Starting at the first line of the data, print each line verbatim up to and including the line bearing "2, 3, 4, 5, 6];", omitting pictures.

**PROVIDED MATERIAL**.
.....

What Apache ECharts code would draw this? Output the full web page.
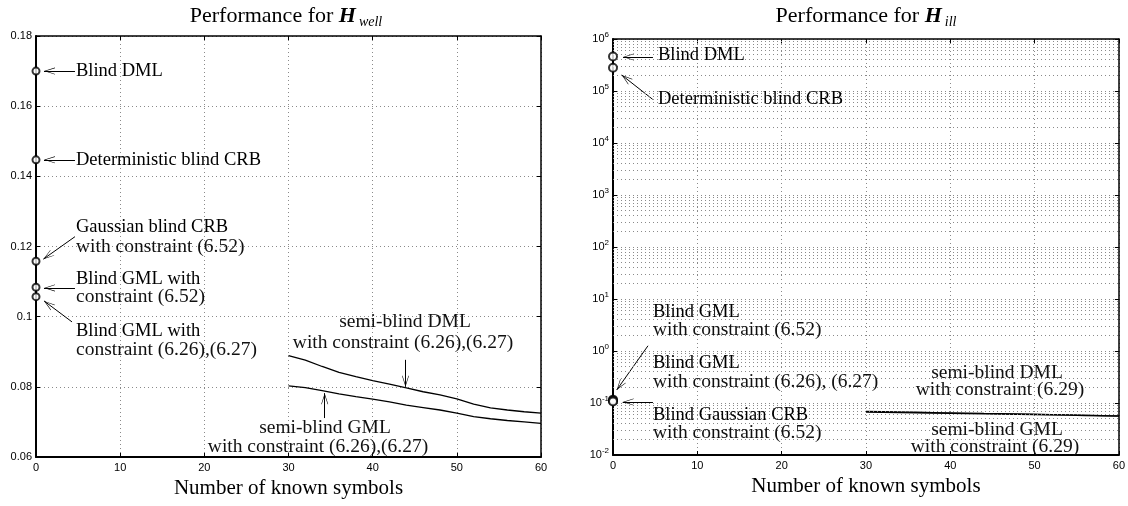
<!DOCTYPE html>
<html><head><meta charset="utf-8">
<script src="https://cdn.jsdelivr.net/npm/echarts@6/dist/echarts.min.js"></script>
<style>html,body{margin:0;padding:0;background:#fff}#c{width:1128px;height:506px}</style>
</head><body><div id="c"></div>
<script>
// ---------- data ----------
const xTickValues = [0, 10, 20, 30, 40, 50, 60];
const semiX = [30, 32, 34, 36, 38, 40, 42, 44, 46, 48, 50, 52, 54, 56, 58, 60];
// H_well
const wellSemiDML = [0.0889, 0.0876, 0.0858, 0.0841, 0.0829, 0.0818, 0.0808, 0.0797, 0.0786, 0.0777, 0.0766, 0.0751, 0.0740, 0.0734, 0.0729, 0.0725];
const wellSemiGML = [0.0803, 0.0798, 0.0789, 0.0780, 0.0772, 0.0765, 0.0757, 0.0748, 0.0741, 0.0734, 0.0725, 0.0715, 0.0709, 0.0704, 0.0700, 0.0696];
const blindMethods = ['Blind DML', 'Deterministic blind CRB', 'Gaussian blind CRB', 'Blind GML (6.52)', 'Blind GML (6.26),(6.27)'];
const wellBlind = [0.1700, 0.1447, 0.1158, 0.1084, 0.1057];
const wellYTicks = [0.06, 0.08, 0.10, 0.12, 0.14, 0.16, 0.18];
// H_ill
const illSemiDML = [0.0690, 0.0681, 0.0672, 0.0664, 0.0655, 0.0647, 0.0640, 0.0631, 0.0623, 0.0615, 0.0607, 0.0600, 0.0591, 0.0583, 0.0574, 0.0566];
const illSemiGML = [0.0670, 0.0662, 0.0654, 0.0647, 0.0639, 0.0632, 0.0624, 0.0617, 0.0610, 0.0603, 0.0596, 0.0589, 0.0582, 0.0574, 0.0566, 0.0559];
const illBlindMethods = ['Blind DML', 'Deterministic blind CRB', 'Blind GML (6.52)', 'Blind GML (6.26),(6.27)', 'Blind Gaussian CRB (6.52)'];
const illBlind = [4.6e5, 2.8e5, 0.116, 0.111, 0.107];
const illYTickExponents = [-2, -1, 0, 1, 2, 3, 4, 5, 6];

// ---------- styles ----------
const TIMES = '"Liberation Serif", "Times New Roman", serif';
const SANS = '"Liberation Sans", Arial, sans-serif';
const GRID_DOT = { color: '#8a8a8a', width: 1, type: [1, 3] };

function zip(xs, ys) { return xs.map((x, i) => [x, ys[i]]); }

const chart = echarts.init(document.getElementById('c'), null, { renderer: 'canvas' });

function xAx(gridIndex, pos, showLab) {
  return {
    type: 'value', gridIndex, position: pos, min: xTickValues[0], max: xTickValues[xTickValues.length - 1], interval: 10,
    axisLine: { show: true, onZero: false, lineStyle: { color: '#000', width: pos === 'bottom' ? 2 : 1.5 } },
    axisTick: { show: true, inside: true, length: 4, lineStyle: { color: '#000' } },
    axisLabel: { show: showLab, color: '#000', fontFamily: SANS, fontSize: 11, margin: 5 },
    splitLine: { show: showLab, lineStyle: GRID_DOT },
    name: showLab ? 'Number of known symbols' : '', nameLocation: 'middle', nameGap: 17,
    nameTextStyle: { color: '#000', fontFamily: TIMES, fontSize: 21 }
  };
}
function yWell(pos, showLab) {
  return {
    type: 'value', gridIndex: 0, position: pos, min: wellYTicks[0], max: wellYTicks[wellYTicks.length - 1], interval: 0.02,
    axisLine: { show: true, onZero: false, lineStyle: { color: '#000', width: pos === 'left' ? 2 : 1.5 } },
    axisTick: { show: true, inside: true, length: 4, lineStyle: { color: '#000' } },
    axisLabel: { show: showLab, color: '#000', fontFamily: SANS, fontSize: 11, margin: 4,
      formatter: v => String(+v.toFixed(2)) },
    splitLine: { show: showLab, lineStyle: GRID_DOT }
  };
}
function yIll(pos, showLab) {
  return {
    type: 'log', logBase: 10, gridIndex: 1, position: pos,
    min: Math.pow(10, illYTickExponents[0]), max: Math.pow(10, illYTickExponents[illYTickExponents.length - 1]),
    interval: 1, splitNumber: 8,
    axisLine: { show: true, onZero: false, lineStyle: { color: '#000', width: pos === 'left' ? 2 : 1.5 } },
    axisTick: { show: true, inside: true, length: 4, lineStyle: { color: '#000' } },
    axisLabel: { show: showLab, color: '#000', fontFamily: SANS, fontSize: 11, margin: 4,
      formatter: v => '{b|10}{s|' + Math.round(Math.log10(v)) + '}',
      rich: { b: { fontSize: 11, fontFamily: SANS, color: '#000' },
              s: { fontSize: 8, fontFamily: SANS, color: '#000', verticalAlign: 'top', padding: [0, 0, 8, 0] } } },
    splitLine: { show: showLab, lineStyle: GRID_DOT }
  };
}

// minor log gridlines (2..9 × 10^k)
const minorLines = [];
for (let e = illYTickExponents[0]; e < illYTickExponents[illYTickExponents.length - 1]; e++) {
  for (let k = 2; k <= 9; k++) minorLines.push({ yAxis: k * Math.pow(10, e) });
}

const ARROW = 'path://M0,10 L5,0 L10,10 L9.2,10 L5,1.8 L0.8,10 Z';
function arrows(list) {
  return {
    silent: true, symbol: ['none', ARROW], symbolSize: [7, 11], symbolOffset: [[0, 0], [0, 5.5]],
    label: { show: false }, lineStyle: { color: '#000', width: 1, type: 'solid' },
    emphasis: { disabled: true }, animation: false,
    data: list.map(a => [{ coord: a[0] }, { coord: a[1] }])
  };
}

const lineBase = { type: 'line', showSymbol: false, symbol: 'none', animation: false, silent: true,
  lineStyle: { color: '#000', width: 1.3 }, itemStyle: { color: '#000' } };

const series = [
  Object.assign({}, lineBase, { name: 'semi-blind DML (H_well)', xAxisIndex: 0, yAxisIndex: 0, data: zip(semiX, wellSemiDML),
    markLine: arrows([[[43.9, 0.0877], [43.9, 0.0800]], [[34.3, 0.0711], [34.3, 0.0782]]]) }),
  Object.assign({}, lineBase, { name: 'semi-blind GML (H_well)', xAxisIndex: 0, yAxisIndex: 0, data: zip(semiX, wellSemiGML),
    markLine: arrows([
      [[4.63, 0.1700], [0.95, 0.1700]],
      [[4.63, 0.1447], [0.95, 0.1447]],
      [[4.63, 0.1228], [0.87, 0.1164]],
      [[4.63, 0.1082], [0.95, 0.1082]],
      [[4.28, 0.0985], [0.95, 0.1045]]
    ]) }),
  { type: 'scatter', name: 'blind (H_well)', xAxisIndex: 0, yAxisIndex: 0, clip: false, animation: false, silent: true, z: 5,
    symbol: 'emptyCircle', symbolSize: 7, itemStyle: { color: '#000', borderColor: '#000', borderWidth: 1 },
    data: wellBlind.map(v => [0, v]) },
  Object.assign({}, lineBase, { name: 'semi-blind DML (H_ill)', xAxisIndex: 2, yAxisIndex: 2, data: zip(semiX, illSemiDML), z: 3,
    markLine: arrows([
      [[4.74, 4.5e5], [1.19, 4.5e5]],
      [[4.71, 6.9e4], [1.03, 2.03e5]],
      [[4.15, 1.26], [0.44, 0.178]],
      [[4.74, 0.1045], [1.15, 0.1045]]
    ]) }),
  Object.assign({}, lineBase, { name: 'semi-blind GML (H_ill)', xAxisIndex: 2, yAxisIndex: 2, data: zip(semiX, illSemiGML), z: 3 }),
  { type: 'scatter', name: 'blind (H_ill)', xAxisIndex: 2, yAxisIndex: 2, clip: false, animation: false, silent: true, z: 5,
    symbol: 'emptyCircle', symbolSize: 8, itemStyle: { color: '#000', borderColor: '#000', borderWidth: 1.3 },
    data: illBlind.map(v => [0, v]) },
  Object.assign({}, lineBase, { name: 'minor grid', xAxisIndex: 2, yAxisIndex: 2, data: [[0, 1]], z: 1,
    lineStyle: { opacity: 0 },
    markLine: { silent: true, symbol: 'none', label: { show: false }, animation: false,
      lineStyle: GRID_DOT, data: minorLines } })
];

// ---------- text annotations ----------
const ctx = document.createElement('canvas').getContext('2d');
function tw(txt, font) { ctx.font = font; return ctx.measureText(txt).width; }
const gfx = [];
function T(x, y, text, kind, align) {
  const size = kind === 'cm' ? 19.5 : 18.5;
  gfx.push({ type: 'text', x, y, z: 100, silent: true,
    style: { text, fill: kind === 'cm' ? '#111' : '#000', font: size + 'px ' + TIMES,
      textAlign: align || 'left', textVerticalAlign: 'middle' } });
}
function title(x0, y, sub) {
  const f1 = '22px ' + TIMES, f2 = 'italic bold 22px ' + TIMES, f3 = 'italic 14px ' + TIMES;
  const a = 'Performance for ';
  const w1 = tw(a, f1), w2 = tw('H', f2), w3 = tw(sub, f3);
  const start = x0 - (w1 + w2 + 3 + w3) / 2;
  gfx.push({ type: 'text', x: start, y, silent: true, style: { text: a, font: f1, fill: '#000', textVerticalAlign: 'middle' } });
  gfx.push({ type: 'text', x: start + w1, y, silent: true, style: { text: 'H', font: f2, fill: '#000', textVerticalAlign: 'middle' } });
  gfx.push({ type: 'text', x: start + w1 + w2 + 3, y: y + 6, silent: true, style: { text: sub, font: f3, fill: '#000', textVerticalAlign: 'middle' } });
}
title(286, 16, 'well');
title(866, 16, 'ill');

// left panel
T(76, 71, 'Blind DML', 'tm');
T(76, 160, 'Deterministic blind CRB', 'tm');
T(76, 227, 'Gaussian blind CRB', 'tm');
T(76, 247, 'with constraint (6.52)', 'cm');
T(76, 279, 'Blind GML with', 'tm');
T(76, 297, 'constraint (6.52)', 'cm');
T(76, 331, 'Blind GML with', 'tm');
T(76, 350, 'constraint (6.26),(6.27)', 'cm');
T(405, 322, 'semi-blind DML', 'cm', 'center');
T(403, 343, 'with constraint (6.26),(6.27)', 'cm', 'center');
T(325, 428, 'semi-blind GML', 'cm', 'center');
T(318, 447, 'with constraint (6.26),(6.27)', 'cm', 'center');
// right panel
T(658, 55, 'Blind DML', 'tm');
T(658, 99, 'Deterministic blind CRB', 'tm');
T(653, 312, 'Blind GML', 'tm');
T(653, 330, 'with constraint (6.52)', 'cm');
T(653, 363, 'Blind GML', 'tm');
T(653, 382, 'with constraint (6.26), (6.27)', 'cm');
T(653, 415, 'Blind Gaussian CRB', 'tm');
T(653, 433, 'with constraint (6.52)', 'cm');
T(997, 373, 'semi-blind DML', 'cm', 'center');
T(1000, 390, 'with constraint (6.29)', 'cm', 'center');
T(997, 430, 'semi-blind GML', 'cm', 'center');
T(995, 447, 'with constraint (6.29)', 'cm', 'center');

chart.setOption({
  animation: false,
  backgroundColor: '#fff',
  grid: [
    { left: 36, top: 36, width: 505, height: 421, containLabel: false },
    { left: 613, top: 39, width: 506, height: 416, containLabel: false }
  ],
  xAxis: [xAx(0, 'bottom', true), xAx(0, 'top', false), xAx(1, 'bottom', true), xAx(1, 'top', false)],
  yAxis: [yWell('left', true), yWell('right', false), yIll('left', true), yIll('right', false)],
  series,
  graphic: gfx
});
</script>
</body></html>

.....

**RESULT BELOW**.
What Apache ECharts code would draw this? Output the full web page.
<!DOCTYPE html>
<html><head><meta charset="utf-8">
<script src="https://cdn.jsdelivr.net/npm/echarts@6/dist/echarts.min.js"></script>
<style>html,body{margin:0;padding:0;background:#fff}#c{width:1128px;height:506px}</style>
</head><body><div id="c"></div>
<script>
// ---------- data ----------
const xTickValues = [0, 10, 20, 30, 40, 50, 60];
const semiX = [30, 32, 34, 36, 38, 40, 42, 44, 46, 48, 50, 52, 54, 56, 58, 60];
// H_well
const wellSemiDML = [0.0889, 0.0876, 0.0858, 0.0841, 0.0829, 0.0818, 0.0808, 0.0797, 0.0786, 0.0777, 0.0766, 0.0751, 0.0740, 0.0734, 0.0729, 0.0725];
const wellSemiGML = [0.0803, 0.0798, 0.0789, 0.0780, 0.0772, 0.0765, 0.0757, 0.0748, 0.0741, 0.0734, 0.0725, 0.0715, 0.0709, 0.0704, 0.0700, 0.0696];
const blindMethods = ['Blind DML', 'Deterministic blind CRB', 'Gaussian blind CRB', 'Blind GML (6.52)', 'Blind GML (6.26),(6.27)'];
const wellBlind = [0.1700, 0.1447, 0.1158, 0.1084, 0.1057];
const wellYTicks = [0.06, 0.08, 0.10, 0.12, 0.14, 0.16, 0.18];
// H_ill
const illSemiDML = [0.0690, 0.0681, 0.0672, 0.0664, 0.0655, 0.0647, 0.0640, 0.0631, 0.0623, 0.0615, 0.0607, 0.0600, 0.0591, 0.0583, 0.0574, 0.0566];
const illSemiGML = [0.0670, 0.0662, 0.0654, 0.0647, 0.0639, 0.0632, 0.0624, 0.0617, 0.0610, 0.0603, 0.0596, 0.0589, 0.0582, 0.0574, 0.0566, 0.0559];
const illBlindMethods = ['Blind DML', 'Deterministic blind CRB', 'Blind GML (6.52)', 'Blind GML (6.26),(6.27)', 'Blind Gaussian CRB (6.52)'];
const illBlind = [4.6e5, 2.8e5, 0.116, 0.111, 0.107];
const illYTickExponents = [-2, -1, 0, 1, 2, 3, 4, 5, 6];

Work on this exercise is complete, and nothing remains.